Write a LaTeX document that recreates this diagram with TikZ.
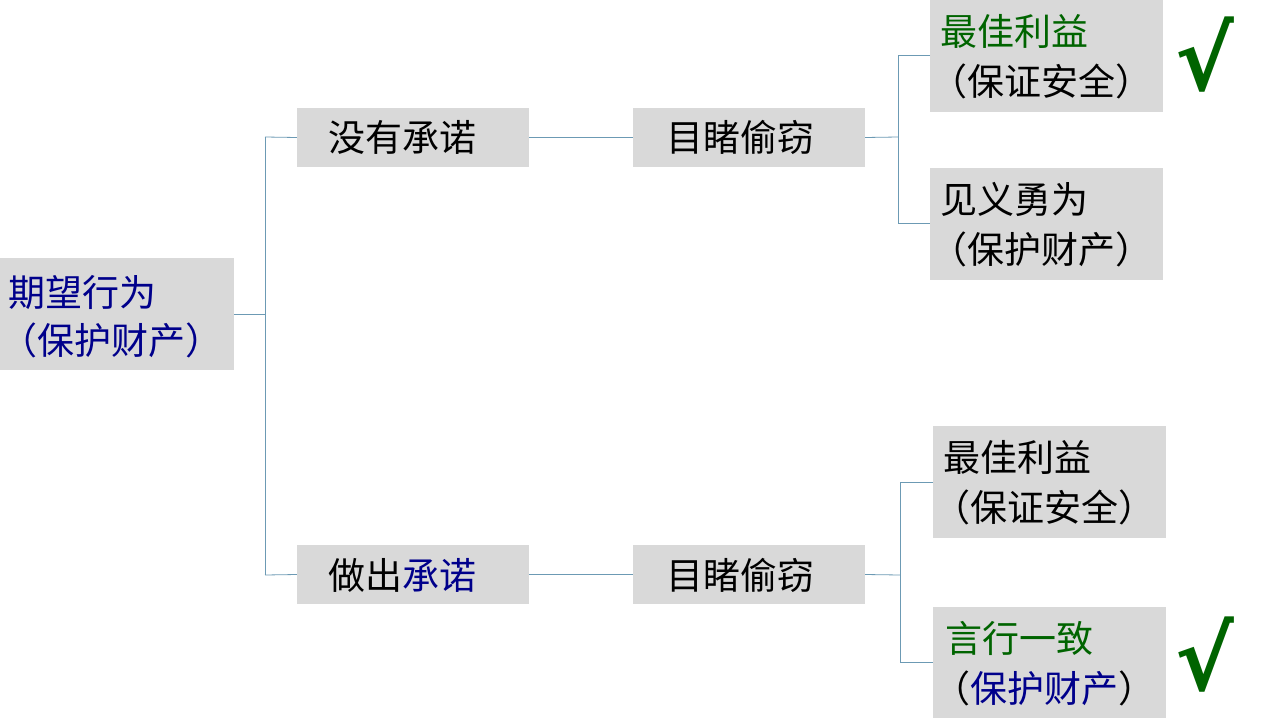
\documentclass[tikz,border=0pt]{standalone}
\usepackage{fontspec}
\newfontfamily\cjk{Noto Sans CJK SC}
\newfontfamily\dv{DejaVu Sans}
\definecolor{boxg}{HTML}{D9D9D9}
\definecolor{dblue}{HTML}{00008B}
\definecolor{dgreen}{HTML}{006400}
\definecolor{lnc}{HTML}{6C9AB4}
\begin{document}
\begin{tikzpicture}[x=1pt,y=-1pt,
  bx/.style={fill=boxg,draw=none,inner sep=0pt},
  tx/.style={font=\cjk\fontsize{37}{44}\selectfont,anchor=west,inner sep=0pt},
  ln/.style={draw=lnc,line width=0.8pt},
  ck/.style={font=\dv\bfseries\fontsize{88}{88}\selectfont,text=dgreen,inner sep=0pt}]
\useasboundingbox (0,0) rectangle (1280,720);
\fill[white] (0,0) rectangle (1280,720);
% boxes
\path[bx] (0,258) rectangle (234,370);
\node[bx,minimum width=232,minimum height=59] (a) at (413,137.5) {};
\node[bx,minimum width=232,minimum height=59] (b) at (749,137.5) {};
\node[bx,minimum width=232,minimum height=59] (c) at (413,574.5) {};
\node[bx,minimum width=232,minimum height=59] (d) at (749,574.5) {};
\path[bx] (930,0) rectangle (1163,112);
\path[bx] (930,168) rectangle (1163,280);
\path[bx] (933,426) rectangle (1166,538);
\path[bx] (933,607) rectangle (1166,718);
% texts
\node[tx,text=dblue] (t0) at (8,292) {期望行为};
\node[tx,text=dblue] (t0b) at (0,340) {（保护财产）};
\node[tx] at (328,137) {没有承诺};
\node[tx] at (666,137) {目睹偷窃};
\node[tx] at (328,575) {做出\textcolor{dblue}{承诺}};
\node[tx] at (666,575) {目睹偷窃};
\node[tx,text=dgreen] at (940,31) {最佳利益};
\node[tx] at (930,81) {（保证安全）};
\node[tx] at (940,199) {见义勇为};
\node[tx] at (930,249) {（保护财产）};
\node[tx] at (943,457) {最佳利益};
\node[tx] at (933,507) {（保证安全）};
\node[tx,text=dgreen] at (945,638) {言行一致};
\node[tx] at (933,688) {（\textcolor{dblue}{保护财产}）};
\node[ck] at (1205,55) {√};
\node[ck] at (1205,655) {√};
% connectors
\coordinate (j0) at (265,314);
\draw[ln] (234,314) -- (j0);
\draw[ln] (265,137) -- (265,575);
\draw[ln] (265,137) -- (a.west);
\draw[ln] (265,575) -- (c.west);
\draw[ln] (a.east) -- (b.west);
\draw[ln] (c.east) -- (d.west);
\draw[ln] (b.east) -- (898,137);
\draw[ln] (930,55) -- (898,55) -- (898,223) -- (930,223);
\draw[ln] (d.east) -- (900,575);
\draw[ln] (933,482) -- (900,482) -- (900,662) -- (933,662);
\end{tikzpicture}
\end{document}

******************************

▶ Stated problem:
Leave out the pictures and restate everything else word for word.

▶ Solution to the problem:
Write a LaTeX document that recreates this diagram with TikZ.
\documentclass[tikz,border=0pt]{standalone}
\usepackage{fontspec}
\newfontfamily\cjk{Noto Sans CJK SC}
\newfontfamily\dv{DejaVu Sans}
\definecolor{boxg}{HTML}{D9D9D9}
\definecolor{dblue}{HTML}{00008B}
\definecolor{dgreen}{HTML}{006400}
\definecolor{lnc}{HTML}{6C9AB4}
\begin{document}
\begin{tikzpicture}[x=1pt,y=-1pt,
  bx/.style={fill=boxg,draw=none,inner sep=0pt},
  tx/.style={font=\cjk\fontsize{37}{44}\selectfont,anchor=west,inner sep=0pt},
  ln/.style={draw=lnc,line width=0.8pt},
  ck/.style={font=\dv\bfseries\fontsize{88}{88}\selectfont,text=dgreen,inner sep=0pt}]
\useasboundingbox (0,0) rectangle (1280,720);
\fill[white] (0,0) rectangle (1280,720);
% boxes
\path[bx] (0,258) rectangle (234,370);
\node[bx,minimum width=232,minimum height=59] (a) at (413,137.5) {};
\node[bx,minimum width=232,minimum height=59] (b) at (749,137.5) {};
\node[bx,minimum width=232,minimum height=59] (c) at (413,574.5) {};
\node[bx,minimum width=232,minimum height=59] (d) at (749,574.5) {};
\path[bx] (930,0) rectangle (1163,112);
\path[bx] (930,168) rectangle (1163,280);
\path[bx] (933,426) rectangle (1166,538);
\path[bx] (933,607) rectangle (1166,718);
% texts
\node[tx,text=dblue] (t0) at (8,292) {期望行为};
\node[tx,text=dblue] (t0b) at (0,340) {（保护财产）};
\node[tx] at (328,137) {没有承诺};
\node[tx] at (666,137) {目睹偷窃};
\node[tx] at (328,575) {做出\textcolor{dblue}{承诺}};
\node[tx] at (666,575) {目睹偷窃};
\node[tx,text=dgreen] at (940,31) {最佳利益};
\node[tx] at (930,81) {（保证安全）};
\node[tx] at (940,199) {见义勇为};
\node[tx] at (930,249) {（保护财产）};
\node[tx] at (943,457) {最佳利益};
\node[tx] at (933,507) {（保证安全）};
\node[tx,text=dgreen] at (945,638) {言行一致};
\node[tx] at (933,688) {（\textcolor{dblue}{保护财产}）};
\node[ck] at (1205,55) {√};
\node[ck] at (1205,655) {√};
% connectors
\coordinate (j0) at (265,314);
\draw[ln] (234,314) -- (j0);
\draw[ln] (265,137) -- (265,575);
\draw[ln] (265,137) -- (a.west);
\draw[ln] (265,575) -- (c.west);
\draw[ln] (a.east) -- (b.west);
\draw[ln] (c.east) -- (d.west);
\draw[ln] (b.east) -- (898,137);
\draw[ln] (930,55) -- (898,55) -- (898,223) -- (930,223);
\draw[ln] (d.east) -- (900,575);
\draw[ln] (933,482) -- (900,482) -- (900,662) -- (933,662);
\end{tikzpicture}
\end{document}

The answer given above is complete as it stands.